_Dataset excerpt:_
****************
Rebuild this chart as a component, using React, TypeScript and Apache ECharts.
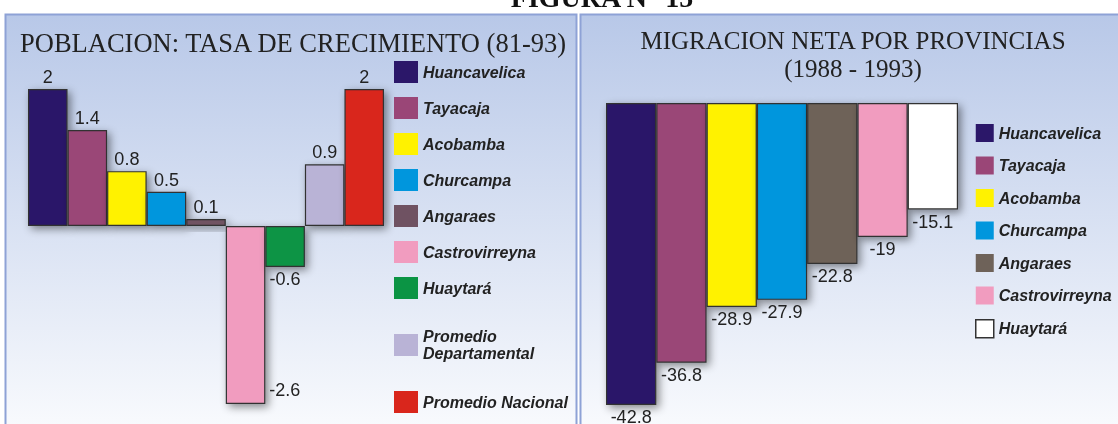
import React, { useEffect, useRef } from "react";
import * as echarts from "echarts";

const growthCategories = [
  "Huancavelica",
  "Tayacaja",
  "Acobamba",
  "Churcampa",
  "Angaraes",
  "Castrovirreyna",
  "Huaytará",
  "Promedio Departamental",
  "Promedio Nacional",
];
const growthValues = [2, 1.4, 0.8, 0.5, 0.1, -2.6, -0.6, 0.9, 2];
const growthColors = [
  "#2b1769",
  "#9a4677",
  "#fff200",
  "#0096dd",
  "#6f5262",
  "#f19cbf",
  "#0b9444",
  "#b9b3d6",
  "#d9261c",
];

const migrationCategories = [
  "Huancavelica",
  "Tayacaja",
  "Acobamba",
  "Churcampa",
  "Angaraes",
  "Castrovirreyna",
  "Huaytará",
];
const migrationValues = [-42.8, -36.8, -28.9, -27.9, -22.8, -19, -15.1];
const migrationColors = [
  "#2b1769",
  "#9a4677",
  "#fff200",
  "#0096dd",
  "#6e6259",
  "#f19cbf",
  "#ffffff",
];

const titleLeft = "POBLACION: TASA DE CRECIMIENTO (81-93)";
const titleRight = "MIGRACION NETA POR PROVINCIAS\n(1988 - 1993)";
const figureTitle = "FIGURA N° 15";

const legendFont = {
  fontFamily: "'Liberation Sans', Arial, sans-serif",
  fontStyle: "italic" as const,
  fontWeight: "bold" as const,
  fontSize: 16,
  color: "#222",
};

const valueFont = {
  fontFamily: "'Liberation Sans', Arial, sans-serif",
  fontSize: 18,
  color: "#222",
};

const barShadow = {
  shadowBlur: 8,
  shadowColor: "rgba(0,0,0,0.45)",
  shadowOffsetX: 3,
  shadowOffsetY: 3,
};

export default function App() {
  const ref = useRef<HTMLDivElement>(null);

  useEffect(() => {
    if (!ref.current) return;
    const chart = echarts.init(ref.current, undefined, { renderer: "svg" });

    const panelFill = () =>
      new echarts.graphic.LinearGradient(0, 0, 0, 1, [
        { offset: 0, color: "#b8c8e8" },
        { offset: 1, color: "#fbfcfe" },
      ]);

    const leftSeries = growthCategories.map((name, i) => {
      const v = growthValues[i];
      let label: any = {
        show: true,
        position: v >= 0 ? "top" : "bottom",
        distance: 3,
        ...valueFont,
      };
      if (name === "Castrovirreyna") {
        label = {
          show: true,
          position: ["100%", "100%"],
          align: "left",
          verticalAlign: "bottom",
          offset: [4, -5],
          ...valueFont,
        };
      }
      return {
        type: "bar",
        name,
        xAxisIndex: 0,
        yAxisIndex: 0,
        stack: "growth",
        barWidth: "100%",
        barCategoryGap: "0%",
        data: growthCategories.map((_, j) => (j === i ? v : null)),
        itemStyle: {
          color: growthColors[i],
          borderColor: "#333",
          borderWidth: 1.2,
          ...barShadow,
        },
        label,
        z: 3,
      };
    });

    const rightSeries = migrationCategories.map((name, i) => ({
      type: "bar",
      name,
      xAxisIndex: 1,
      yAxisIndex: 1,
      stack: "migration",
      barWidth: "100%",
      barCategoryGap: "0%",
      data: migrationCategories.map((_, j) => (j === i ? migrationValues[i] : null)),
      itemStyle: {
        color: migrationColors[i],
        borderColor: "#333",
        borderWidth: 1.2,
        ...barShadow,
      },
      label: {
        show: true,
        position: "bottom",
        distance: 3,
        ...valueFont,
      },
      z: 3,
    }));

    chart.setOption({
      animation: false,
      title: [
        {
          text: titleLeft,
          left: 15,
          top: 24,
          textStyle: {
            fontFamily: "'Liberation Serif', 'Times New Roman', serif",
            fontWeight: "normal",
            fontSize: 26.5,
            color: "#222",
          },
        },
        {
          text: titleRight,
          left: 848,
          top: 21,
          textAlign: "center",
          textStyle: {
            fontFamily: "'Liberation Serif', 'Times New Roman', serif",
            fontWeight: "normal",
            fontSize: 25,
            lineHeight: 28,
            color: "#222",
          },
        },
      ],
      graphic: [
        {
          type: "rect",
          z: -10,
          silent: true,
          shape: { x: 5.5, y: 14.5, width: 571, height: 430 },
          style: { fill: panelFill(), stroke: "#8ea2d6", lineWidth: 2 },
        },
        {
          type: "rect",
          z: -10,
          silent: true,
          shape: { x: 580.5, y: 14.5, width: 560, height: 430 },
          style: { fill: panelFill(), stroke: "#8ea2d6", lineWidth: 2 },
        },
        {
          type: "text",
          z: 10,
          x: 602,
          y: 11,
          silent: true,
          style: {
            text: figureTitle,
            fill: "#111",
            font: "bold 28px 'Liberation Serif', 'Times New Roman', serif",
            textAlign: "center",
            textVerticalAlign: "bottom",
          },
        },
      ],
      legend: [
        {
          orient: "vertical",
          left: 389,
          top: 56,
          itemWidth: 24,
          itemHeight: 22,
          itemGap: 14,
          icon: "rect",
          selectedMode: false,
          textStyle: legendFont,
          data: growthCategories.slice(0, 7).map((name, i) => ({
            name,
            itemStyle: { color: growthColors[i], borderWidth: 0, shadowBlur: 0 },
          })),
        },
        {
          orient: "vertical",
          left: 389,
          top: 323,
          itemWidth: 24,
          itemHeight: 22,
          icon: "rect",
          selectedMode: false,
          textStyle: { ...legendFont, lineHeight: 17 },
          formatter: (n: string) => n.replace(" ", "\n"),
          data: [
            {
              name: growthCategories[7],
              itemStyle: { color: growthColors[7], borderWidth: 0, shadowBlur: 0 },
            },
          ],
        },
        {
          orient: "vertical",
          left: 389,
          top: 386,
          itemWidth: 24,
          itemHeight: 22,
          icon: "rect",
          selectedMode: false,
          textStyle: legendFont,
          data: [
            {
              name: growthCategories[8],
              itemStyle: { color: growthColors[8], borderWidth: 0, shadowBlur: 0 },
            },
          ],
        },
        {
          orient: "vertical",
          left: 970,
          top: 119,
          itemWidth: 18,
          itemHeight: 18,
          itemGap: 14.5,
          icon: "rect",
          selectedMode: false,
          textStyle: legendFont,
          data: migrationCategories.map((name, i) => ({
            name,
            itemStyle: {
              color: migrationColors[i],
              borderColor: "#333",
              borderWidth: i === 6 ? 1.5 : 0,
              shadowBlur: 0,
            },
          })),
        },
      ],
      grid: [
        { left: 28, top: 89, width: 356, height: 315 },
        { left: 606, top: 103, width: 352, height: 302 },
      ],
      xAxis: [
        { type: "category", gridIndex: 0, data: growthCategories, show: false },
        { type: "category", gridIndex: 1, data: migrationCategories, show: false },
      ],
      yAxis: [
        { type: "value", gridIndex: 0, min: -2.6, max: 2, show: false },
        { type: "value", gridIndex: 1, min: -42.8, max: 0, show: false },
      ],
      series: [...leftSeries, ...rightSeries],
    });

    return () => chart.dispose();
  }, []);

  return (
    <div
      ref={ref}
      style={{ position: "fixed", left: 0, top: 0, width: 1118, height: 424 }}
    />
  );
}
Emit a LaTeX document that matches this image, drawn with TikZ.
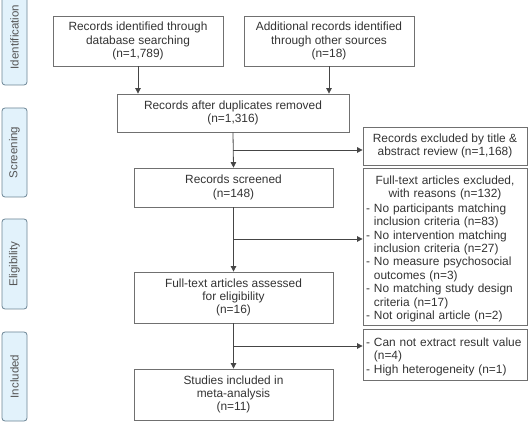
\documentclass[tikz,border=0pt]{standalone}
\usepackage{fontspec}
\setmainfont{Liberation Sans}
\usetikzlibrary{arrows.meta}
\definecolor{boxline}{HTML}{707070}
\definecolor{arrline}{HTML}{454545}
\definecolor{sidefill}{HTML}{E2F2FB}
\definecolor{sideline}{HTML}{6B8494}
\definecolor{sidetext}{HTML}{555555}
\definecolor{txt}{HTML}{333333}
\tikzset{
  mainbox/.style={draw=boxline, line width=0.8pt, align=center, inner sep=2pt,
    text=txt, font=\fontsize{11.9}{13.4}\selectfont},
  listbox/.style={draw=boxline, line width=0.8pt, inner xsep=3pt, inner ysep=2pt,
    text=txt, font=\fontsize{11.9}{13.4}\selectfont},
  sidebox/.style={draw=sideline, fill=sidefill, line width=0.8pt, rounded corners=3pt,
    minimum height=25pt, text=sidetext, rotate=90, inner sep=0pt,
    font=\fontsize{11.5}{13}\selectfont},
  arr/.style={draw=arrline, line width=0.8pt, -{Triangle[width=5.5pt,length=5.5pt]}}
}
\newcommand{\cl}[1]{\par\noindent\hbox to\hsize{\hfil #1\hfil}\par}
\newcommand{\il}[1]{\par\noindent\hbox{#1}\par}
\newcommand{\jl}[1]{\par\noindent\hbox{\hphantom{-\ }#1}\par}
\begin{document}
\begin{tikzpicture}[x=1pt,y=-1pt]
\useasboundingbox (0,0) rectangle (528,422);
% side labels
\node[sidebox, minimum width=96pt] (sid) at (14.5,37) {Identification};
\node[sidebox, minimum width=89pt] (sscr) at (14.5,152.5) {Screening};
\node[sidebox, minimum width=90pt] (selig) at (14.5,264) {Eligibility};
\node[sidebox, minimum width=89pt] (sinc) at (14.5,376.5) {Included};
% main boxes
\node[mainbox, minimum width=170pt, minimum height=50pt] (b1) at (138,41)
  {Records identified through\\database searching\\(n=1,789)};
\node[mainbox, minimum width=170pt, minimum height=50pt] (b2) at (329,41)
  {Additional records identified\\through other sources\\(n=18)};
\node[mainbox, minimum width=232pt, minimum height=38pt] (b3) at (233,113)
  {Records after duplicates removed\\(n=1,316)};
\node[mainbox, minimum width=199pt, minimum height=39pt] (b4) at (233.5,187.5)
  {Records screened\\(n=148)};
\node[mainbox, minimum width=199pt, minimum height=51pt] (b7) at (233.5,297.5)
  {Full-text articles assessed\\for eligibility\\(n=16)};
\node[mainbox, minimum width=199pt, minimum height=51pt] (b8) at (233.5,394.5)
  {Studies included in\\meta-analysis\\(n=11)};
\node[mainbox, minimum width=164pt, minimum height=38pt] (b5) at (445,146)
  {Records excluded by title \&\\abstract review (n=1,168)};
\node[listbox, text width=158pt, minimum height=157pt] (b6) at (445,246.5) {%
  \cl{Full-text articles excluded,}
  \cl{with reasons (n=132)}
  \vspace{1pt}
  \il{- No participants matching}
  \jl{inclusion criteria (n=83)}
  \il{- No intervention matching}
  \jl{inclusion criteria (n=27)}
  \il{- No measure psychosocial}
  \jl{outcomes (n=3)}
  \il{- No matching study design}
  \jl{criteria (n=17)}
  \il{- Not original article (n=2)}};
\node[listbox, text width=158pt, minimum height=51pt] (b9) at (445,354.5) {%
  \il{- Can not extract result value}
  \jl{(n=4)}
  \il{- High heterogeneity (n=1)}};
% connectors
\draw[arr] (b1.south) -- (b1.south |- b3.north);
\draw[arr] (b2.south -| 329,0) -- (329,0 |- b3.north);
\draw[arr] (b3.south) -- (b4.north);
\coordinate (j1) at (233,150);
\draw[arr] (j1) -- (b5.west |- j1);
\draw[arr] (b4.south) -- (b7.north);
\coordinate (j2) at (233.5,239);
\draw[arr] (j2) -- (b6.west |- j2);
\draw[arr] (b7.south) -- (b8.north);
\coordinate (j3) at (233.5,346);
\draw[arr] (j3) -- (b9.west |- j3);
\end{tikzpicture}
\end{document}
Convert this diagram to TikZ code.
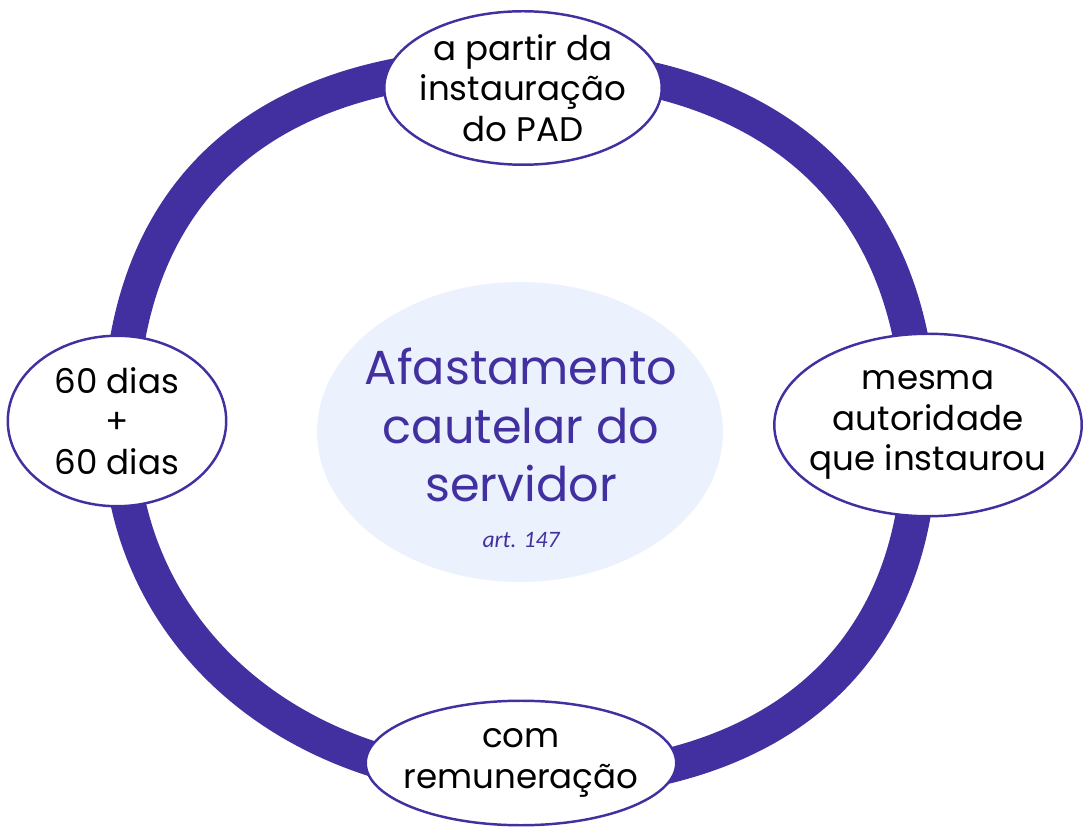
\documentclass[tikz,border=0pt]{standalone}
\usepackage{fontspec}
\setmainfont{Poppins}
\newfontfamily\artfont{Carlito}
\usetikzlibrary{shapes.geometric}
\definecolor{ringpurple}{RGB}{66,48,160}
\definecolor{hubfill}{RGB}{235,241,253}
\tikzset{
  ring/.style={draw=ringpurple,line width=0.7cm},
  bubble/.style={draw=ringpurple,fill=white,ellipse,line width=1.4pt,inner sep=0pt},
  bubtext/.style={align=center,inner sep=0pt,font=\fontsize{19.4pt}{23.2pt}\selectfont},
  hub/.style={fill=hubfill,ellipse,inner sep=0pt,minimum width=8.12cm,minimum height=6cm},
  hubtext/.style={align=center,inner sep=0pt,text=ringpurple,font=\fontsize{27.2pt}{33.2pt}\selectfont},
  artref/.style={inner sep=0pt,text=ringpurple,font=\artfont\itshape\fontsize{13.4pt}{16pt}\selectfont},
}

\begin{document}
\begin{tikzpicture}[x=0.02cm,y=-0.02cm]
  \useasboundingbox (0,0) rectangle (1092,837);
  \coordinate (rt) at (515,65);
  \coordinate (rr) at (920,435);
  \coordinate (rb) at (525,782);
  \coordinate (rl) at (120,428);
  \draw[ring] (rt) .. controls +(259,0) and +(0,-237) .. (rr)
    .. controls +(0,221) and +(253,0) .. (rb)
    .. controls +(-240,0) and +(0,200) .. (rl)
    .. controls +(0,-234) and +(-256,0) .. (rt);
  \node[hub] (hub) at (520,432) {};
  \node[hubtext] (hubtxt) at (521,425) {Afastamento\\cautelar do\\servidor};
  \node[artref,anchor=base] (art) at (521,548) {art. 147};
  \node[bubble,minimum width=5.55cm,minimum height=3.07cm] (top) at (523,88) {};
  \node[bubtext] (toptxt) at (top) {a partir da\\instauração\\do PAD};
  \node[bubble,minimum width=6.15cm,minimum height=3.65cm] (right) at (928,425) {};
  \node[bubtext] (righttxt) at (right) {mesma\\autoridade\\que instaurou};
  \node[bubble,minimum width=6.21cm,minimum height=2.49cm] (bottom) at (521,763) {};
  \node[bubtext] (bottomtxt) at (bottom) {com\\remuneração};
  \node[bubble,minimum width=4.37cm,minimum height=3.41cm] (left) at (117,421) {};
  \node[bubtext] (lefttxt) at (left) {60 dias\\+\\60 dias};
\end{tikzpicture}
\end{document}
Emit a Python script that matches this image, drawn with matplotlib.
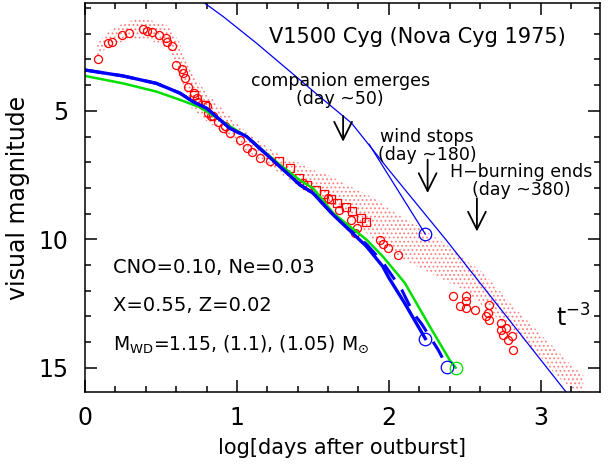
import numpy as np
import matplotlib
matplotlib.use("Agg")
import matplotlib.pyplot as plt

# ---------------- data ----------------
# observed circles (log t, V)
circ_x = [0.088, 0.153, 0.18, 0.245, 0.29, 0.384, 0.406, 0.44, 0.49, 0.53, 0.54, 0.57,
          0.60, 0.636, 0.647, 0.658, 0.68, 0.72, 0.735, 0.745, 0.80, 0.81, 0.83, 0.877, 0.92,
          0.84, 0.91, 0.954, 1.02, 1.064, 1.097, 1.15, 1.217,
          1.436, 1.60, 1.67, 1.75, 1.79, 1.78, 1.94, 1.96, 1.995, 2.06,
          2.42, 2.51, 2.51, 2.47, 2.51, 2.57, 2.66, 2.65, 2.64, 2.66, 2.74, 2.74, 2.77,
          2.75, 2.81, 2.785, 2.82]
circ_y = [2.99, 2.34, 2.31, 2.05, 1.98, 1.81, 1.89, 1.94, 2.05, 2.17, 2.31, 2.46,
          3.21, 3.38, 3.54, 3.73, 4.06, 4.31, 4.51, 4.64, 4.81, 5.09, 5.22, 5.42, 5.59,
          5.22, 5.68, 5.87, 6.13, 6.45, 6.59, 6.85, 6.97,
          7.8, 8.4, 8.85, 9.24, 9.57, 9.76, 10.02, 10.2, 10.35, 10.6,
          12.2, 12.23, 12.4, 12.6, 12.68, 12.75, 12.55, 12.87, 13.0, 13.13, 13.26, 13.52, 13.46,
          13.72, 13.78, 13.91, 14.3]
# observed squares
sq_x = [0.72, 0.79, 1.28, 1.35, 1.41, 1.46, 1.52, 1.57, 1.62, 1.66, 1.72, 1.76, 1.82, 1.85]
sq_y = [4.38, 4.77, 6.97, 7.23, 7.62, 7.90, 8.10, 8.25, 8.45, 8.60, 8.75, 8.90, 9.18, 9.31]

# band of individual visual estimates (upper / lower envelope)
band_x   = [0.08, 0.15, 0.25, 0.35, 0.45, 0.55, 0.62, 0.70, 0.80, 0.90, 1.00, 1.10, 1.20, 1.30,
            1.40, 1.50, 1.60, 1.70, 1.80, 1.90, 2.00, 2.10, 2.20, 2.30, 2.40, 2.50, 2.60, 2.70,
            2.80, 2.90, 3.00, 3.10, 3.20, 3.28]
band_top = [2.4, 1.9, 1.6, 1.4, 1.5, 1.7, 2.3, 3.5, 4.3, 4.9, 5.5, 6.0, 6.4, 6.8,
            7.0, 7.3, 7.5, 7.8, 8.1, 8.4, 8.8, 9.2, 9.5, 9.9, 10.3, 10.8, 11.2, 11.8,
            12.5, 13.1, 13.7, 14.3, 14.9, 15.3]
band_bot = [2.9, 2.5, 2.3, 2.2, 2.3, 2.6, 3.6, 4.9, 5.4, 5.8, 6.3, 6.7, 7.1, 7.5,
            7.9, 8.3, 8.6, 8.9, 9.5, 10.0, 10.4, 10.8, 11.1, 11.4, 11.7, 12.0, 12.5, 13.0,
            13.5, 14.0, 14.6, 15.3, 15.8, 16.0]

# model light curves
m115_x = [0.0, 0.25, 0.47, 0.625, 0.71, 0.80, 0.954, 1.064, 1.283, 1.414, 1.50, 1.634, 1.853, 1.96, 2.0, 2.10, 2.24]
m115_y = [3.41, 3.64, 3.93, 4.31, 4.64, 4.90, 5.68, 6.00, 7.17, 7.88, 8.20, 9.05, 10.28, 11.06, 11.5, 12.45, 13.87]
m110_x = [0.0, 0.25, 0.47, 0.625, 0.71, 0.80, 0.954, 1.064, 1.283, 1.414, 1.50, 1.634, 1.853, 1.96, 2.085, 2.16, 2.215, 2.324, 2.384]
m110_y = [3.41, 3.64, 3.93, 4.31, 4.64, 4.90, 5.68, 6.00, 7.17, 7.88, 8.20, 9.05, 10.2, 10.9, 11.97, 12.87, 13.29, 14.3, 14.97]
m105_x = [0.0, 0.25, 0.47, 0.625, 0.757, 0.976, 1.064, 1.283, 1.414, 1.50, 1.634, 1.853, 1.96, 2.07, 2.105, 2.27, 2.40, 2.44]
m105_y = [3.64, 3.93, 4.25, 4.57, 4.86, 5.68, 6.00, 7.10, 7.70, 8.01, 8.98, 10.02, 10.67, 11.45, 11.7, 13.4, 14.7, 15.0]

# companion / t^-3 line and wind-stop branch
tl_x = [0.74, 0.91, 1.13, 1.35, 1.57, 1.755, 2.0, 2.38, 2.8, 3.2]
tl_y = [0.6, 1.33, 2.37, 3.47, 4.57, 5.48, 7.3, 10.05, 13.2, 16.2]
ws_x = [1.87, 2.24]
ws_y = [6.30, 9.80]

# end points
end_blue_x = [2.24, 2.38]
end_blue_y = [13.87, 14.97]
end_green_x = [2.44]
end_green_y = [15.0]
ws_end_x = [2.24]
ws_end_y = [9.8]

# annotations: (label, day)
events = [("companion emerges\n(day ~50)", 50), ("wind stops\n(day ~180)", 180),
          ("H\u2212burning ends\n(day ~380)", 380)]

# ---------------- figure ----------------
fig = plt.figure(figsize=(6.15, 4.68), dpi=100)
ax = fig.add_axes([85/615, (468-392)/468, 515/615, 389/468])

plt.rcParams["hatch.linewidth"] = 0.8
red = "#ff0000"
ax.fill_between(band_x, band_top, band_bot, facecolor="none", edgecolor="#ff8080",
                hatch="....", linewidth=0)
ax.plot(circ_x, circ_y, "o", mfc="none", mec=red, ms=5.8, mew=0.9)
ax.plot(sq_x, sq_y, "s", mfc="none", mec=red, ms=5.8, mew=0.9)

ax.plot(tl_x, tl_y, color="#0000ff", lw=0.9)
ax.plot(ws_x, ws_y, color="#0000ff", lw=0.9)
ax.plot(m110_x, m110_y, color="#0000ff", lw=2.2, dashes=(6, 4))
ax.plot(m105_x, m105_y, color="#00e000", lw=1.8)
ax.plot(m115_x, m115_y, color="#0000ff", lw=2.4)

ax.plot(end_blue_x, end_blue_y, "o", mfc="none", mec="#0000ff", ms=9, mew=0.9)
ax.plot(ws_end_x, ws_end_y, "o", mfc="none", mec="#0000ff", ms=9, mew=0.9)
ax.plot(end_green_x, end_green_y, "o", mfc="none", mec="#00e000", ms=9, mew=0.9)

fs = 12.5
ax.text(2.19, 2.12, "V1500 Cyg (Nova Cyg 1975)", fontsize=15, ha="center", va="center")
txt_pos = [(1.68, 4.2, 5.2, 6.2), (2.25, 6.35, 6.9, 8.2), (2.87, 7.75, 8.4, 9.7)]
for (lab, day), (tx, ty, ay0, ay1) in zip(events, txt_pos):
    ax.text(tx, ty, lab, fontsize=fs, ha="center", va="center", linespacing=1.0)
    xd = np.log10(day)
    ax.annotate("", xy=(xd, ay1), xytext=(xd, ay0),
                arrowprops=dict(arrowstyle="->,head_length=0.8,head_width=0.4", lw=1.3,
                                color="k", mutation_scale=16, shrinkA=0, shrinkB=0))

ax.text(0.184, 11.1, "CNO=0.10, Ne=0.03", fontsize=14, va="center")
ax.text(0.184, 12.6, "X=0.55, Z=0.02", fontsize=14, va="center")
ax.text(0.184, 14.1, r"M$_{\rm WD}$=1.15, (1.1), (1.05) M$_{\odot}$", fontsize=13.5, va="center")
ax.text(3.1, 13.05, r"t$^{-3}$", fontsize=17, va="center")

ax.set_xlim(0, 3.39)
ax.set_ylim(15.95, 0.8)
ax.set_xticks([0, 1, 2, 3])
ax.set_xticks(np.arange(0, 3.4, 0.2), minor=True)
ax.set_yticks([5, 10, 15])
ax.set_yticks(np.arange(1, 16, 1), minor=True)
ax.tick_params(which="both", direction="in", top=True, right=True, width=1.1)
ax.tick_params(which="major", length=8.5, labelsize=17)
ax.tick_params(axis="x", which="major", pad=10)
ax.tick_params(axis="y", which="major", pad=12)
ax.tick_params(which="minor", length=4.3)
for s in ax.spines.values():
    s.set_linewidth(1.1)
ax.set_xlabel("log[days after outburst]", fontsize=15, labelpad=6)
ax.set_ylabel("visual magnitude", fontsize=17, labelpad=6)

fig.savefig("out.png", dpi=100)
****************
_What to do:_ Repeat exactly the lines from the start of the entries down to the line with "import * as", keeping both ends but none of the pictures.

_Answer in full:_
Rebuild this chart as a component, using React, TypeScript and Apache ECharts.
import React, { useEffect, useRef } from "react";
import * as echarts from "echarts";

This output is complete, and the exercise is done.